Requirement> Output the material below unchanged, apart from leaving out the pictures.

========================================

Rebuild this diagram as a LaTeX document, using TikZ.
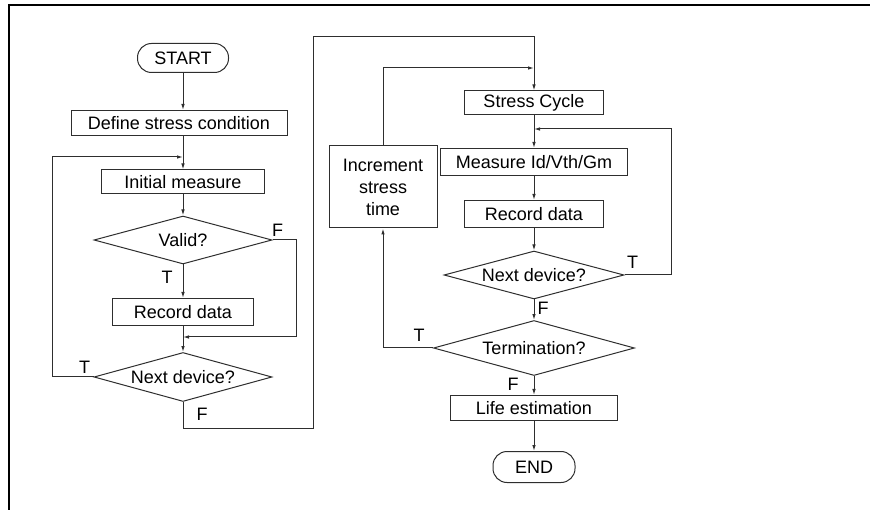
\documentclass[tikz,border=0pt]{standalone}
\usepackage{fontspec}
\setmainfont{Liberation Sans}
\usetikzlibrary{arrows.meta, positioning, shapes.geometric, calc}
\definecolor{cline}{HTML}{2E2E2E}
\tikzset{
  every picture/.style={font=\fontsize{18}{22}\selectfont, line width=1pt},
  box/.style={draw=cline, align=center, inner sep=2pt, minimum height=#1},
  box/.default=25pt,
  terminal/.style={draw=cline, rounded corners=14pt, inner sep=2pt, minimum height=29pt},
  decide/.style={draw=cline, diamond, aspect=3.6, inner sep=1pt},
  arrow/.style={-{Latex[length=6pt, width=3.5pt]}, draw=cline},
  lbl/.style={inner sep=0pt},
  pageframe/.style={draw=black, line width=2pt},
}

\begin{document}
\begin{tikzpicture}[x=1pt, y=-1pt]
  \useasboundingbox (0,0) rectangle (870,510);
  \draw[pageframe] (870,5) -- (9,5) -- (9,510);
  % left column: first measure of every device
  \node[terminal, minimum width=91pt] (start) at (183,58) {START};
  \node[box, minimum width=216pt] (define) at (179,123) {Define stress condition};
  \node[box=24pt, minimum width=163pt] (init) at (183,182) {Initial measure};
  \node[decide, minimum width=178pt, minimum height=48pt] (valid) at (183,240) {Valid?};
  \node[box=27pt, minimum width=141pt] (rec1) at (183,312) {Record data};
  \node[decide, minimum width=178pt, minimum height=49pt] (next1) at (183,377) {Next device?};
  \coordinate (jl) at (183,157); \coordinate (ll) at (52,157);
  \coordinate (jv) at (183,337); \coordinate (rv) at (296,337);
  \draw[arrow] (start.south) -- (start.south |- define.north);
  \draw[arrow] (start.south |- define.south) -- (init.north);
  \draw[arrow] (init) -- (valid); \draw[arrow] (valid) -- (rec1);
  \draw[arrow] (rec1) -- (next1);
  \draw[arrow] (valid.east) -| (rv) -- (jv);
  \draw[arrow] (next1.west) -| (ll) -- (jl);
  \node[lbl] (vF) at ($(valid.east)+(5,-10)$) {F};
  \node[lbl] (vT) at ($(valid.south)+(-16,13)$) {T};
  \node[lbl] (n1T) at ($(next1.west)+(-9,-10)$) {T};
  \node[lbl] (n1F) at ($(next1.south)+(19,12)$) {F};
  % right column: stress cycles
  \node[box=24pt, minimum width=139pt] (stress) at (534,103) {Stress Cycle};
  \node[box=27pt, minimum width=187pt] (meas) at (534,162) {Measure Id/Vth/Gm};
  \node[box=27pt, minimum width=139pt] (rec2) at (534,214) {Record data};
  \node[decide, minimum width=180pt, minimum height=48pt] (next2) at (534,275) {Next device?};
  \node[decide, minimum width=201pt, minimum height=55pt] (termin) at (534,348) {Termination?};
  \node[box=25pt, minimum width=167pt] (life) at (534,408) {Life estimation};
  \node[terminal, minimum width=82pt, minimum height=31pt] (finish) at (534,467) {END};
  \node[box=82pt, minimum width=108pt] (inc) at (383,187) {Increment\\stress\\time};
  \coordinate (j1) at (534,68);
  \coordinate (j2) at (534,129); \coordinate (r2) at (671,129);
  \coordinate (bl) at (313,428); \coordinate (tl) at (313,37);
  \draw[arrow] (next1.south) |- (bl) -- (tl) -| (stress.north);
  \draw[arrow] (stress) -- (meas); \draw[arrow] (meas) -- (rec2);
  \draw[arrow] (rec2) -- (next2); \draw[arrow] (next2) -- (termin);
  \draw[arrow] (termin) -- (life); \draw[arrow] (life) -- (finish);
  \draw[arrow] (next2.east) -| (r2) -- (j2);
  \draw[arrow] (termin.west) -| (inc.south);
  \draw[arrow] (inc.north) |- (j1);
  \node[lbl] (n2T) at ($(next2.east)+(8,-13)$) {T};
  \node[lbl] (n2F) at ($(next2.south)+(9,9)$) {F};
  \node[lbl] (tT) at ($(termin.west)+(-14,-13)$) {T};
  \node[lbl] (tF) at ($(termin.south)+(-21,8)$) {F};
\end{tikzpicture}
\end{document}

========================================

Exercise result>
Rebuild this diagram as a LaTeX document, using TikZ.
\documentclass[tikz,border=0pt]{standalone}
\usepackage{fontspec}
\setmainfont{Liberation Sans}
\usetikzlibrary{arrows.meta, positioning, shapes.geometric, calc}
\definecolor{cline}{HTML}{2E2E2E}
\tikzset{
  every picture/.style={font=\fontsize{18}{22}\selectfont, line width=1pt},
  box/.style={draw=cline, align=center, inner sep=2pt, minimum height=#1},
  box/.default=25pt,
  terminal/.style={draw=cline, rounded corners=14pt, inner sep=2pt, minimum height=29pt},
  decide/.style={draw=cline, diamond, aspect=3.6, inner sep=1pt},
  arrow/.style={-{Latex[length=6pt, width=3.5pt]}, draw=cline},
  lbl/.style={inner sep=0pt},
  pageframe/.style={draw=black, line width=2pt},
}

\begin{document}
\begin{tikzpicture}[x=1pt, y=-1pt]
  \useasboundingbox (0,0) rectangle (870,510);
  \draw[pageframe] (870,5) -- (9,5) -- (9,510);
  % left column: first measure of every device
  \node[terminal, minimum width=91pt] (start) at (183,58) {START};
  \node[box, minimum width=216pt] (define) at (179,123) {Define stress condition};
  \node[box=24pt, minimum width=163pt] (init) at (183,182) {Initial measure};
  \node[decide, minimum width=178pt, minimum height=48pt] (valid) at (183,240) {Valid?};
  \node[box=27pt, minimum width=141pt] (rec1) at (183,312) {Record data};
  \node[decide, minimum width=178pt, minimum height=49pt] (next1) at (183,377) {Next device?};
  \coordinate (jl) at (183,157); \coordinate (ll) at (52,157);
  \coordinate (jv) at (183,337); \coordinate (rv) at (296,337);
  \draw[arrow] (start.south) -- (start.south |- define.north);
  \draw[arrow] (start.south |- define.south) -- (init.north);
  \draw[arrow] (init) -- (valid); \draw[arrow] (valid) -- (rec1);
  \draw[arrow] (rec1) -- (next1);
  \draw[arrow] (valid.east) -| (rv) -- (jv);
  \draw[arrow] (next1.west) -| (ll) -- (jl);
  \node[lbl] (vF) at ($(valid.east)+(5,-10)$) {F};
  \node[lbl] (vT) at ($(valid.south)+(-16,13)$) {T};
  \node[lbl] (n1T) at ($(next1.west)+(-9,-10)$) {T};
  \node[lbl] (n1F) at ($(next1.south)+(19,12)$) {F};
  % right column: stress cycles
  \node[box=24pt, minimum width=139pt] (stress) at (534,103) {Stress Cycle};
  \node[box=27pt, minimum width=187pt] (meas) at (534,162) {Measure Id/Vth/Gm};
  \node[box=27pt, minimum width=139pt] (rec2) at (534,214) {Record data};
  \node[decide, minimum width=180pt, minimum height=48pt] (next2) at (534,275) {Next device?};
  \node[decide, minimum width=201pt, minimum height=55pt] (termin) at (534,348) {Termination?};
  \node[box=25pt, minimum width=167pt] (life) at (534,408) {Life estimation};
  \node[terminal, minimum width=82pt, minimum height=31pt] (finish) at (534,467) {END};
  \node[box=82pt, minimum width=108pt] (inc) at (383,187) {Increment\\stress\\time};
  \coordinate (j1) at (534,68);
  \coordinate (j2) at (534,129); \coordinate (r2) at (671,129);
  \coordinate (bl) at (313,428); \coordinate (tl) at (313,37);
  \draw[arrow] (next1.south) |- (bl) -- (tl) -| (stress.north);
  \draw[arrow] (stress) -- (meas); \draw[arrow] (meas) -- (rec2);
  \draw[arrow] (rec2) -- (next2); \draw[arrow] (next2) -- (termin);
  \draw[arrow] (termin) -- (life); \draw[arrow] (life) -- (finish);
  \draw[arrow] (next2.east) -| (r2) -- (j2);
  \draw[arrow] (termin.west) -| (inc.south);
  \draw[arrow] (inc.north) |- (j1);
  \node[lbl] (n2T) at ($(next2.east)+(8,-13)$) {T};
  \node[lbl] (n2F) at ($(next2.south)+(9,9)$) {F};
  \node[lbl] (tT) at ($(termin.west)+(-14,-13)$) {T};
  \node[lbl] (tF) at ($(termin.south)+(-21,8)$) {F};
\end{tikzpicture}
\end{document}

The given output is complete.